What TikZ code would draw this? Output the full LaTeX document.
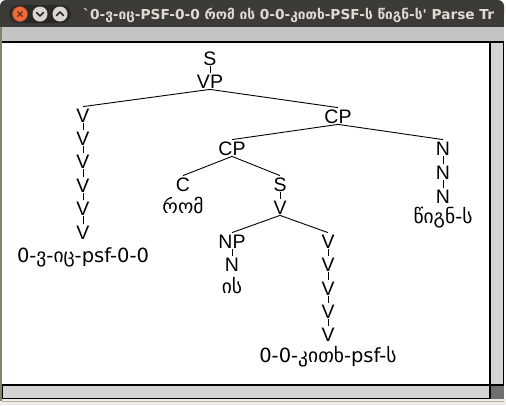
\documentclass[tikz,border=0pt]{standalone}
\usepackage{fontspec}
\setmainfont{Liberation Sans}
\newfontfamily\ka{DejaVu Sans}
\newfontfamily\tf{DejaVu Sans}
\definecolor{tbar}{HTML}{3C3B37}
\definecolor{tbtext}{HTML}{DFDBD2}
\definecolor{band}{HTML}{C4C4C4}
\definecolor{sbar}{HTML}{D4D4D4}
\definecolor{cornerc}{HTML}{6F6F6F}
\definecolor{wborder}{HTML}{877F6C}
\definecolor{bottomc}{HTML}{EFEBE6}
\definecolor{closeo}{HTML}{EF6A3A}
\definecolor{btn}{HTML}{DAD7D0}
\definecolor{pill}{HTML}{2A2926}
\tikzset{
  lab/.style={font=\fontsize{19.5}{20}\selectfont, inner sep=1.2pt, text height=14pt, text depth=0pt},
  leaf/.style={font=\ka\fontsize{19.5}{20}\selectfont, inner sep=0pt},
  edge/.style={draw=black, line width=0.9pt},
  chev/.style={draw=pill, line width=1.6pt, line cap=round, line join=round}
}
\begin{document}
\begin{tikzpicture}[x=1pt,y=-1pt]
\useasboundingbox (0,0) rectangle (506,405);
\fill[white] (0,0) rectangle (506,405);
% window frame
\fill[tbar, rounded corners=6pt] (0,0) rectangle (504,20);
\fill[tbar] (0,10) rectangle (504,27);
\fill[band] (2,27) rectangle (504,42);
\fill[bottomc] (0,399) rectangle (506,405);
\draw[wborder, line width=2pt] (1,27) -- (1,401);
\draw[wborder!60, line width=0.8pt] (2,401) -- (504,401);
% canvas
\fill[white] (2,42) rectangle (490,385);
% scrollbars
\fill[sbar] (490,42) rectangle (504,385);
\fill[sbar] (2,385) rectangle (490,399);
\fill[cornerc] (490,385) rectangle (504,399);
\draw[black, line width=1.3pt] (2,42) -- (504,42);
\draw[black, line width=1.2pt] (490,42) -- (490,399);
\draw[black, line width=1.2pt] (490,385) -- (504,385);
\draw[black, line width=1.2pt] (503.4,42) -- (503.4,385);
\draw[black, line width=1.2pt] (2.6,385) rectangle (490,398.4);
% buttons
\fill[pill, rounded corners=9pt] (9,5) rectangle (71,23);
\node[circle, fill=closeo, draw=closeo!70!black, line width=0.6pt, minimum size=15pt, inner sep=0pt] (bclose) at (20,14) {};
\node[circle, fill=btn, minimum size=15pt, inner sep=0pt] (bmin) at (40,14) {};
\node[circle, fill=btn, minimum size=15pt, inner sep=0pt] (bmax) at (60,14) {};
\draw[draw=closeo!40!black, line width=1.3pt] (17.5,11.5) -- (22.5,16.5) (17.5,16.5) -- (22.5,11.5);
\draw[chev] (36.5,12.5) -- (40,16) -- (43.5,12.5);
\draw[chev] (56.5,15.5) -- (60,12) -- (63.5,15.5);
% title
\node[anchor=base west, inner sep=0pt, text=tbtext, font=\tf\bfseries\fontsize{13.7}{15}\selectfont] (title) at (83,19)
  {`0-ვ-იც-PSF-0-0 რომ ის 0-0-კითხ-PSF-ს წიგნ-ს' Parse Tr};
% tree
\node[lab] (S) at (210,58) {S};
\node[lab] (VP) at (210,81) {VP};
\node[lab] (V1) at (83,115) {V};
\node[lab] (V2) at (83,138) {V};
\node[lab] (V3) at (83,161) {V};
\node[lab] (V4) at (83,185) {V};
\node[lab] (V5) at (83,208) {V};
\node[lab] (V6) at (83,232) {V};
\node[leaf] (L1) at (83,257) {0-ვ-იც-psf-0-0};
\node[lab] (CP) at (338,116) {CP};
\node[lab] (CPb) at (232,148) {CP};
\node[lab] (N1) at (443,148) {N};
\node[lab] (N2) at (443,172) {N};
\node[lab] (N3) at (443,196) {N};
\node[leaf] (L4) at (443,218) {წიგნ-ს};
\node[lab] (C) at (183,184) {C};
\node[leaf] (L2) at (183,205) {რომ};
\node[lab] (S2) at (280,184) {S};
\node[lab] (SV) at (280,207) {V};
\node[lab] (NP) at (232,241) {NP};
\node[lab] (NN) at (232,264) {N};
\node[leaf] (L3) at (232,286) {ის};
\node[lab] (W1) at (328,241) {V};
\node[lab] (W2) at (328,264) {V};
\node[lab] (W3) at (328,288) {V};
\node[lab] (W4) at (328,311) {V};
\node[lab] (W5) at (328,334) {V};
\node[leaf] (L5) at (328,357) {0-0-კითხ-psf-ს};
% edges
\draw[edge] (S.south) -- (VP.north);
\draw[edge] (VP.south) -- (V1.north);
\draw[edge] (VP.south) -- (CP.north);
\draw[edge] (V1.south) -- (V2.north);
\draw[edge] (V2.south) -- (V3.north);
\draw[edge] (V3.south) -- (V4.north);
\draw[edge] (V4.south) -- (V5.north);
\draw[edge] (V5.south) -- (V6.north);
\draw[edge] (CP.south) -- (CPb.north);
\draw[edge] (CP.south) -- (N1.north);
\draw[edge] (N1.south) -- (N2.north);
\draw[edge] (N2.south) -- (N3.north);
\draw[edge] (CPb.south) -- (C.north);
\draw[edge] (CPb.south) -- (S2.north);
\draw[edge] (S2.south) -- (SV.north);
\draw[edge] (SV.south) -- (NP.north);
\draw[edge] (SV.south) -- (W1.north);
\draw[edge] (NP.south) -- (NN.north);
\draw[edge] (W1.south) -- (W2.north);
\draw[edge] (W2.south) -- (W3.north);
\draw[edge] (W3.south) -- (W4.north);
\draw[edge] (W4.south) -- (W5.north);
\end{tikzpicture}
\end{document}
◆ ◆ ◆ ◆ ◆ ◆ ◆
→ Required work
From start to finish, output the listing exactly, but omit its pictures.

→ Answer
What TikZ code would draw this? Output the full LaTeX document.
\documentclass[tikz,border=0pt]{standalone}
\usepackage{fontspec}
\setmainfont{Liberation Sans}
\newfontfamily\ka{DejaVu Sans}
\newfontfamily\tf{DejaVu Sans}
\definecolor{tbar}{HTML}{3C3B37}
\definecolor{tbtext}{HTML}{DFDBD2}
\definecolor{band}{HTML}{C4C4C4}
\definecolor{sbar}{HTML}{D4D4D4}
\definecolor{cornerc}{HTML}{6F6F6F}
\definecolor{wborder}{HTML}{877F6C}
\definecolor{bottomc}{HTML}{EFEBE6}
\definecolor{closeo}{HTML}{EF6A3A}
\definecolor{btn}{HTML}{DAD7D0}
\definecolor{pill}{HTML}{2A2926}
\tikzset{
  lab/.style={font=\fontsize{19.5}{20}\selectfont, inner sep=1.2pt, text height=14pt, text depth=0pt},
  leaf/.style={font=\ka\fontsize{19.5}{20}\selectfont, inner sep=0pt},
  edge/.style={draw=black, line width=0.9pt},
  chev/.style={draw=pill, line width=1.6pt, line cap=round, line join=round}
}
\begin{document}
\begin{tikzpicture}[x=1pt,y=-1pt]
\useasboundingbox (0,0) rectangle (506,405);
\fill[white] (0,0) rectangle (506,405);
% window frame
\fill[tbar, rounded corners=6pt] (0,0) rectangle (504,20);
\fill[tbar] (0,10) rectangle (504,27);
\fill[band] (2,27) rectangle (504,42);
\fill[bottomc] (0,399) rectangle (506,405);
\draw[wborder, line width=2pt] (1,27) -- (1,401);
\draw[wborder!60, line width=0.8pt] (2,401) -- (504,401);
% canvas
\fill[white] (2,42) rectangle (490,385);
% scrollbars
\fill[sbar] (490,42) rectangle (504,385);
\fill[sbar] (2,385) rectangle (490,399);
\fill[cornerc] (490,385) rectangle (504,399);
\draw[black, line width=1.3pt] (2,42) -- (504,42);
\draw[black, line width=1.2pt] (490,42) -- (490,399);
\draw[black, line width=1.2pt] (490,385) -- (504,385);
\draw[black, line width=1.2pt] (503.4,42) -- (503.4,385);
\draw[black, line width=1.2pt] (2.6,385) rectangle (490,398.4);
% buttons
\fill[pill, rounded corners=9pt] (9,5) rectangle (71,23);
\node[circle, fill=closeo, draw=closeo!70!black, line width=0.6pt, minimum size=15pt, inner sep=0pt] (bclose) at (20,14) {};
\node[circle, fill=btn, minimum size=15pt, inner sep=0pt] (bmin) at (40,14) {};
\node[circle, fill=btn, minimum size=15pt, inner sep=0pt] (bmax) at (60,14) {};
\draw[draw=closeo!40!black, line width=1.3pt] (17.5,11.5) -- (22.5,16.5) (17.5,16.5) -- (22.5,11.5);
\draw[chev] (36.5,12.5) -- (40,16) -- (43.5,12.5);
\draw[chev] (56.5,15.5) -- (60,12) -- (63.5,15.5);
% title
\node[anchor=base west, inner sep=0pt, text=tbtext, font=\tf\bfseries\fontsize{13.7}{15}\selectfont] (title) at (83,19)
  {`0-ვ-იც-PSF-0-0 რომ ის 0-0-კითხ-PSF-ს წიგნ-ს' Parse Tr};
% tree
\node[lab] (S) at (210,58) {S};
\node[lab] (VP) at (210,81) {VP};
\node[lab] (V1) at (83,115) {V};
\node[lab] (V2) at (83,138) {V};
\node[lab] (V3) at (83,161) {V};
\node[lab] (V4) at (83,185) {V};
\node[lab] (V5) at (83,208) {V};
\node[lab] (V6) at (83,232) {V};
\node[leaf] (L1) at (83,257) {0-ვ-იც-psf-0-0};
\node[lab] (CP) at (338,116) {CP};
\node[lab] (CPb) at (232,148) {CP};
\node[lab] (N1) at (443,148) {N};
\node[lab] (N2) at (443,172) {N};
\node[lab] (N3) at (443,196) {N};
\node[leaf] (L4) at (443,218) {წიგნ-ს};
\node[lab] (C) at (183,184) {C};
\node[leaf] (L2) at (183,205) {რომ};
\node[lab] (S2) at (280,184) {S};
\node[lab] (SV) at (280,207) {V};
\node[lab] (NP) at (232,241) {NP};
\node[lab] (NN) at (232,264) {N};
\node[leaf] (L3) at (232,286) {ის};
\node[lab] (W1) at (328,241) {V};
\node[lab] (W2) at (328,264) {V};
\node[lab] (W3) at (328,288) {V};
\node[lab] (W4) at (328,311) {V};
\node[lab] (W5) at (328,334) {V};
\node[leaf] (L5) at (328,357) {0-0-კითხ-psf-ს};
% edges
\draw[edge] (S.south) -- (VP.north);
\draw[edge] (VP.south) -- (V1.north);
\draw[edge] (VP.south) -- (CP.north);
\draw[edge] (V1.south) -- (V2.north);
\draw[edge] (V2.south) -- (V3.north);
\draw[edge] (V3.south) -- (V4.north);
\draw[edge] (V4.south) -- (V5.north);
\draw[edge] (V5.south) -- (V6.north);
\draw[edge] (CP.south) -- (CPb.north);
\draw[edge] (CP.south) -- (N1.north);
\draw[edge] (N1.south) -- (N2.north);
\draw[edge] (N2.south) -- (N3.north);
\draw[edge] (CPb.south) -- (C.north);
\draw[edge] (CPb.south) -- (S2.north);
\draw[edge] (S2.south) -- (SV.north);
\draw[edge] (SV.south) -- (NP.north);
\draw[edge] (SV.south) -- (W1.north);
\draw[edge] (NP.south) -- (NN.north);
\draw[edge] (W1.south) -- (W2.north);
\draw[edge] (W2.south) -- (W3.north);
\draw[edge] (W3.south) -- (W4.north);
\draw[edge] (W4.south) -- (W5.north);
\end{tikzpicture}
\end{document}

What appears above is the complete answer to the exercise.